The fields are alight with wattle blooms signalling spring’s start. In the Kanangra-Boyd to Wyangala Link (K2W), ten wattles are flowering this National Wattle Day, including the Red stemmed Wattle (Acacia rubida) the Western Silver Wattle (Acacia decora) the Green Wattle (Acacia decurrens) often mistakenly called the Early Black Wattle, and Chalkers Wattle (Acacia chalkeri) which grows in a small area around Wombeyan Caves and typically flowers between October and January.
Known commonly as acacias, almost 1000 species occur nationally making them the largest group of flowering plants in Australia.
In farming, integrating wattles as part of a sustainable habitat adds value to landholders, said John Weatherstone, an assessor for Land for Wildlife (LfW). K2W Link supports LfW assessors who assist landholders in integrating nature conservation with other activities, such as grazing. Wattles have considerable potential in revegetation programs that positively impact the environment and animals.

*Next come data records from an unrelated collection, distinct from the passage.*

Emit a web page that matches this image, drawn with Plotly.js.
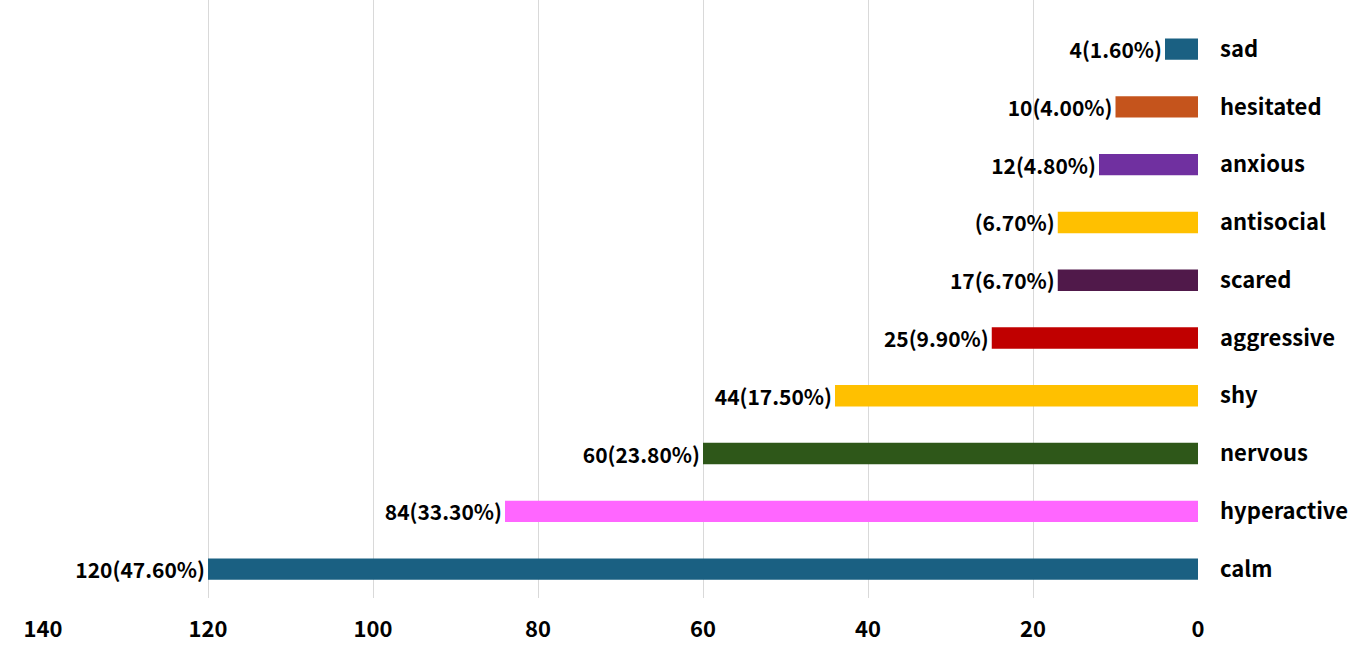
<!DOCTYPE html>
<html><head><meta charset="utf-8">
<script src="https://cdn.plot.ly/plotly-3.0.1.min.js"></script>
<style>body{margin:0}#c{width:1370px;height:653px}</style></head>
<body><div id="c"></div>
<script>
const categories = ["calm","hyperactive","nervous","shy","aggressive","scared","antisocial","anxious","hesitated","sad"];
const values = [120,84,60,44,25,17,17,12,10,4];
const labels = ["120(47.60%)","84(33.30%)","60(23.80%)","44(17.50%)","25(9.90%)","17(6.70%)","(6.70%)","12(4.80%)","10(4.00%)","4(1.60%)"];
const colors = ["#1a6082","#ff66ff","#2e5719","#ffc000","#c00000","#50194a","#ffc000","#7030a0","#c5541c","#1a6082"];
const xTicks = [0,20,40,60,80,100,120,140];
const F = '"Noto Sans CJK SC", "Liberation Sans", sans-serif';
Plotly.newPlot('c',[{
  type:'bar', orientation:'h', y:categories, x:values, text:labels,
  textposition:'outside', cliponaxis:false, constraintext:'none',
  textfont:{family:F,size:21,color:'#000',weight:'bold'},
  marker:{color:colors}, hoverinfo:'none'
}],{
  width:1370,height:653,margin:{l:43,r:172,t:0,b:55},
  bargap:0.63, showlegend:false, plot_bgcolor:'#fff', paper_bgcolor:'#fff',
  font:{family:F,size:22,color:'#000',weight:'bold'},
  xaxis:{range:[140,0],tickvals:xTicks,showgrid:true,gridcolor:'#d9d9d9',zeroline:false,
    tickfont:{family:F,size:22,weight:'bold'},ticks:'',ticklabelstandoff:16},
  yaxis:{side:'right',type:'category',showgrid:false,zeroline:false,ticks:'',ticklabelstandoff:21,
    range:[-0.5,9.85],tickfont:{family:F,size:22,weight:'bold'}}
},{staticPlot:true});
</script></body></html>
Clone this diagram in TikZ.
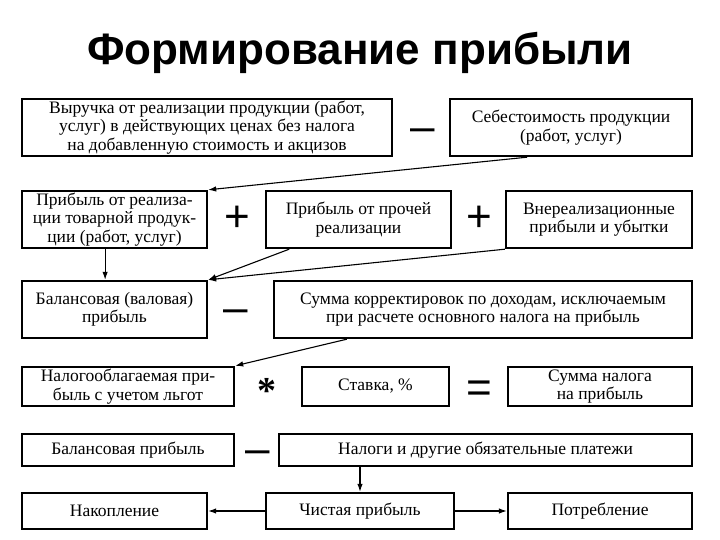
\documentclass[tikz,border=0pt]{standalone}
\usepackage{fontspec}
\usepackage{tikz}
\usetikzlibrary{arrows.meta,calc}
\setmainfont{Liberation Serif}
\newfontfamily\titlefont{Liberation Sans}
\newfontfamily\opfont{Liberation Sans}
\newfontfamily\starfont{Liberation Serif}
\tikzset{
	box/.style={draw, line width=2.4pt, align=center, inner sep=0pt,
		font=\fontsize{17.5}{18.5}\selectfont},
	op/.style={inner sep=0pt, text height=30.8pt, text depth=0pt,
		font=\fontsize{44}{44}\selectfont\opfont},
	minussign/.style={op, text height=24.6pt},
	conn/.style={-{Latex[length=8pt,width=5.5pt]}, line width=1.1pt}
}
\begin{document}
\begin{tikzpicture}[x=1pt,y=-1pt]
		\useasboundingbox[fill=white] (0,0) rectangle (720,540);
		% Title
		\node (title) at (360,53) {\titlefont\bfseries\fontsize{44}{44}\selectfont Формирование прибыли};
		% Draw boxes
		\node[box, minimum width=370, minimum height=57] (revenue) at (207,127.5)
		{Выручка от реализации продукции (работ,\\ услуг) в действующих ценах без налога\\ на добавленную стоимость и акцизов};
		\node[box, minimum width=242, minimum height=57] (cost) at (571,127.5)
		{Себестоимость продукции\\ (работ, услуг)};
		\node[box, minimum width=185, minimum height=57] (salesprofit) at (114.5,219.5)
		{Прибыль от реализа-\\ции товарной продук-\\ции (работ, услуг)};
		\node[box, minimum width=185, minimum height=57] (otherprofit) at (358.5,219.5)
		{Прибыль от прочей\\ реализации};
		\node[box, minimum width=186, minimum height=57] (nonsales) at (599,219.5)
		{Внереализационные\\ прибыли и убытки};
		\node[box, minimum width=185, minimum height=57] (gross) at (114.5,309.5)
		{Балансовая (валовая)\\ прибыль};
		\node[box, minimum width=418, minimum height=57] (adjust) at (483,309.5)
		{Сумма корректировок по доходам, исключаемым\\ при расчете основного налога на прибыль};
		\node[box, minimum width=212, minimum height=39] (taxable) at (128,386.5)
		{Налогооблагаемая при-\\быль с учетом льгот};
		\node[box, minimum width=147, minimum height=39] (rate) at (375.5,386.5)
		{Ставка, \%};
		\node[box, minimum width=184, minimum height=39] (taxsum) at (600,386.5)
		{Сумма налога\\ на прибыль};
		\node[box, minimum width=212, minimum height=32] (balance) at (128,450)
		{Балансовая прибыль};
		\node[box, minimum width=413, minimum height=32] (taxes) at (485.5,450)
		{Налоги и другие обязательные платежи};
		\node[box, minimum width=185, minimum height=36] (accum) at (114.5,511)
		{Накопление};
		\node[box, minimum width=188, minimum height=36] (net) at (360,511)
		{Чистая прибыль};
		\node[box, minimum width=184, minimum height=36] (consum) at (600,511)
		{Потребление};
		% Draw operators
		\node[minussign] (minusa) at (423,129) {–};
		\node[op] (plusa) at (237,216) {+};
		\node[op] (plusb) at (479,216) {+};
		\node[minussign] (minusb) at (236,310) {–};
		\node[inner sep=0pt, text height=37pt, text depth=0pt,
			font=\fontsize{38}{38}\selectfont\starfont\bfseries] (times) at (267,385) {*};
		\node[op] (equals) at (479,387.5) {=};
		\node[minussign] (minusc) at (258,451) {–};
		% Draw arrows
		\draw[conn] ($(cost.south west)!0.32!(cost.south east)$) -- (salesprofit.north east);
		\draw[conn] ($(salesprofit.south west)!0.45!(salesprofit.south east)$)
		-- ($(gross.north west)!0.45!(gross.north east)$);
		\draw[conn] ($(otherprofit.south west)!0.13!(otherprofit.south east)$) -- (gross.north east);
		\draw[conn] (nonsales.south west) -- (gross.north east);
		\draw[conn] ($(adjust.south west)!0.176!(adjust.south east)$) -- (taxable.north east);
		\draw[conn] (net.north |- taxes.south) -- (net.north);
		\draw[conn] (net.west) -- (accum.east);
		\draw[conn] (net.east) -- (consum.west);
\end{tikzpicture}
\end{document}
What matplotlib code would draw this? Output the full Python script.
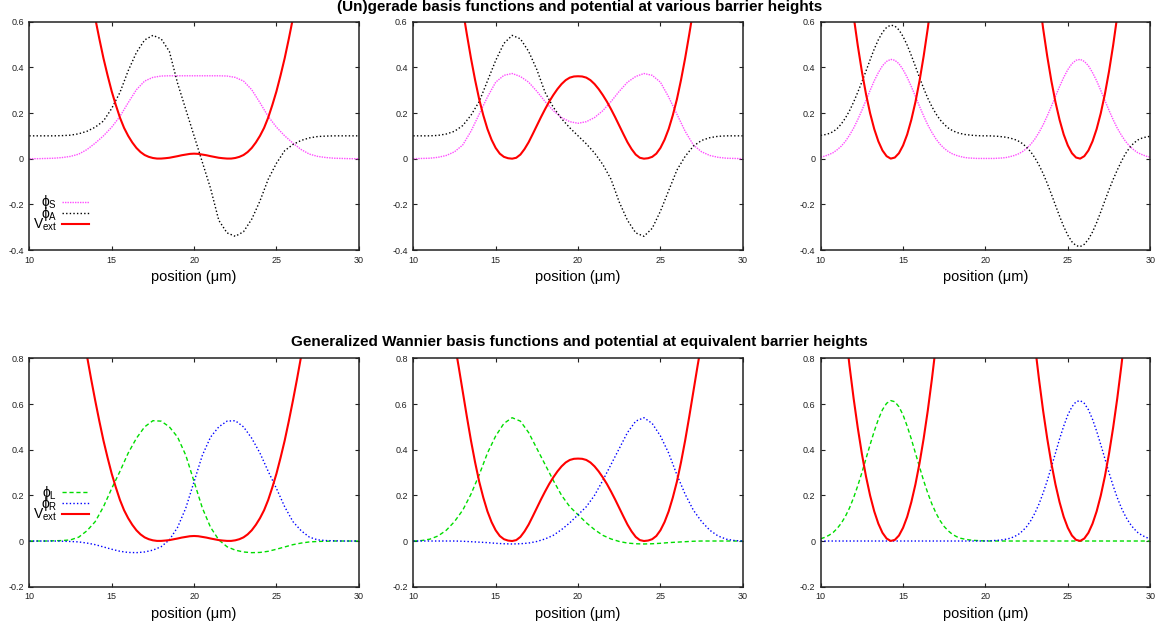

“Whole paddocks are planted with widely spaced rows of trees, which are grazed between when the trees are large enough,” John said.
He said this type of planting has proved to increase livestock productivity and improve stock health.
“At Binalong, where this technique was initiated, research indicated that chemicals in the leaves of some wattles, especially Black Wattle (Acacia mearnsii) resulted in a decrease in internal parasites. Stock also had increased productivity from reduced heat stress and protection from cold and windy weather,” said John.
“They are (mainly) pioneering plants, which establish quickly and act as a nurse crop for Eucalypts and other longer-term trees and shrubs.”
Another important function of wattles is restoring the nitrogen balance within ecosystems that benefit other plants. “Wattles are legumes which extract nitrogen from the atmosphere and make it available in a plant-available form for other trees and shrubs,” he said. This process is similar to how clover adds nitrogen to a pasture.
Other plant uses
They produce food for insects and encourage wildlife, including many bird species. “Wattles produce pollen which provides food for insects, which encourage the presence of birds, and as there are different species that flower at most times of the year, this provides a more regular food source for birds,” he said.
Many wattles produce an essential winter food source for possums, particularly the Sugar Glider (Petaurus breviceps) when other energy-rich food sources, such as nectar and some insects, are scarce.
Apart from attracting wildlife, they are a natural pest control, the dense foliage offers shade and shelter, and reduces erosion. The timber of larger wattles, especially Hickory wattles, is high-quality, while thinnings from direct seeding can be used for firewood. And its iconic beauty is synonymous with the nation’s history.
Its traditional uses by First Nations were as a source of nourishment with medicinal properties.
Wiradjuri man Adam Shipp has been working with native plants and in the environment around Ngunnawal country, near Canberra for decades. Now, through his company, Yurbay, in Wagga Wagga, he is sharing knowledge of traditional plant use with land owners and environmental organisations.
He said that in Wiradjuri culture, the seeds of Light Wood Wattle (Acacia inflexa) were ground to make flour.
“It also has a number of medicinal properties in the bark, which are used for pain relief and as an anti-inflammatory for rheumatoid arthritis, Adam said.
“Large strips of the bark were stripped and soaked in water and used as a bathing type to relieve sore joints. The leaves are crushed and made into soap.”
These days, Wattleseed is commonly used and commercially developed for the bush food industry, even featuring in McDonald’s McCafe menus. In 2022, McCafe introduced the Australiano, a combination of wattleseed, chai and roasted coffee beans.
Land for Wildlife
LfW is a free and voluntary property registration scheme for landowners who wish to manage areas for wildlife and native vegetation. The program’s cornerstone is a one-on-one visit by the local officer who will help landowners develop a personalised property plan.